Hadoop Streaming

By default, the MapReduce framework is written in the Java programming language. While it primarily supports programs written in Java, Hadoop also provides an API that allows writing MapReduce programs in languages other than Java.

Hadoop Streaming is a utility included with the Hadoop distribution that enables users to write MapReduce programs in various programming and scripting languages. Supported languages include Python, PHP, Ruby, Perl, and Bash, among others.

Working: -

The Streaming utility will create a MapReduce job, submit it to the appropriate cluster, and monitor the progress until the job is completed.
When a script is specified for the mappers, each mapper task launches the script as a separate process during its initialization. Each mapper task converts its input into lines and feeds the converted lines to the standard input (stdin) of the process.
The mapper gathers the line-oriented outputs from the standard output (STDOUT) of the process and transforms each line into a key/value pair. This key/value pair serves as the output of the mapper. By default, the prefix of each line, up to the first tab character, is considered the key, while the remainder of the line is treated as the value.
If a line does not contain a tab character, the entire line is treated as the key, and the value is set to null. The key-value pairs can be customized according to specific requirements. These mapper output key-value pairs are then passed to the reducer tasks.
Each reducer task will launch the script as a separate process, after which the reducer is initialized. While the reducer task is running, it converts input key/value pairs into lines and sends those lines to the standard input (STDIN) of the process.
Each reducer task processes its input key/value pairs into lines and converts them into tab-separated key-value pairs. The output of the Reducer represents the final output of the MapReduce job.

Important Commands -

Parameters	Required/Optional	Description
-input directory/file-name	Required	Input location for mapper.
-output directory-name	Required	Output location for reducer.
-mapper executable or script or JavaClassName	Required	Mapper executable.
-reducer executable or script or JavaClassName	Required	Reducer executable.
-file file-name	Optional	Makes the mapper, reducer or combiner executable available locally on the compute nodes.
-inputformat JavaClassName	Optional	If specified, it should return key, value pairs of Text class.
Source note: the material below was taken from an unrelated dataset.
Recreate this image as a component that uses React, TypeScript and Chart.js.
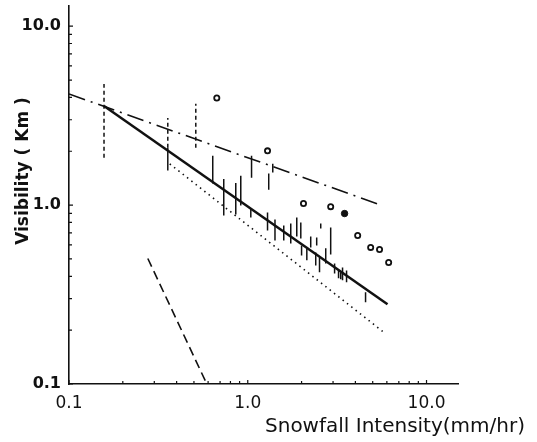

If not specified TextInputFormat is used as the default.
-outputformat JavaClassName	Optional	If specified, it should take key, value pairs of Text class. If not specified TextOutputformat is used as the default.
-partitioner JavaClassName	Optional	Class that specifies the reduce a key that is sent to.
-combiner streaming Command or JavaClassName	Optional	Combiner executable for map output.
-inputreader	Optional	Specifies a record reader class instead of an input format class.
-verbose	Optional	Verbose output.
-lazyOutput	Optional	Creates output lazily.
-numReduceTasks	Optional	Specifies the number of reducers.
-mapdebug	Optional	Script to call when map task fails.
-reducedebug	Optional	Script to call when reduction makes the task failure
-cmdenv name=value	Optional	Passes the environment variable to streaming commands.

Example Using Python -

The following example describes the word count program in Python, including the mapper phase and reducer phase code -

Mapper Phase code: -

!/usr/bin/env python
import sys
 
#--- get all lines from stdin ---
for line in sys.stdin:
    #--- remove leading and trailing whitespace---
    line = line.strip()

    #--- split the line into words ---
    words = line.split()

    #--- output tuples [word, 1] in tab-delimited format---
    for word in words: 
        print '%s\t%s' % (word, "1")

Make sure the above program executing with the permission:

chmod +x /Hadoop_path/mapper.py

Reducer Phase code: -

#!/usr/bin/env python
import sys
# maps words to their counts
word2count = {} 
# input comes from STDIN
for line in sys.stdin:
    # remove leading and trailing whitespace
    line = line.strip()
 
    # parse the input we got from mapper.py
    word, count = line.split('\t', 1)
    # convert count (currently a string) to int
    try:
        count = int(count)
    except ValueError:
        continue

    try:
        word2count[word] = word2count[word]+count
    except:
        word2count[word] = count
 
# write the tuples to stdout
# Note: they are unsorted
for word in word2count.keys():
    print '%s\t%s'% ( word, word2count[word] )

Make sure the above program executing with the permission:

chmod +x /Hadoop_path/reducer.py

Execution of WordCount Program: -

$hadoop_home_path/hadoop jar  hadoop_streaming_path
/hadoop_streaming.jar \
   -input input_dir \ 
   -output output_dir \ 
   -mapper <path/mapper.py> \ 
   -reducer <path/reducer.py>

Where "\" is used for line continuation for clear readability.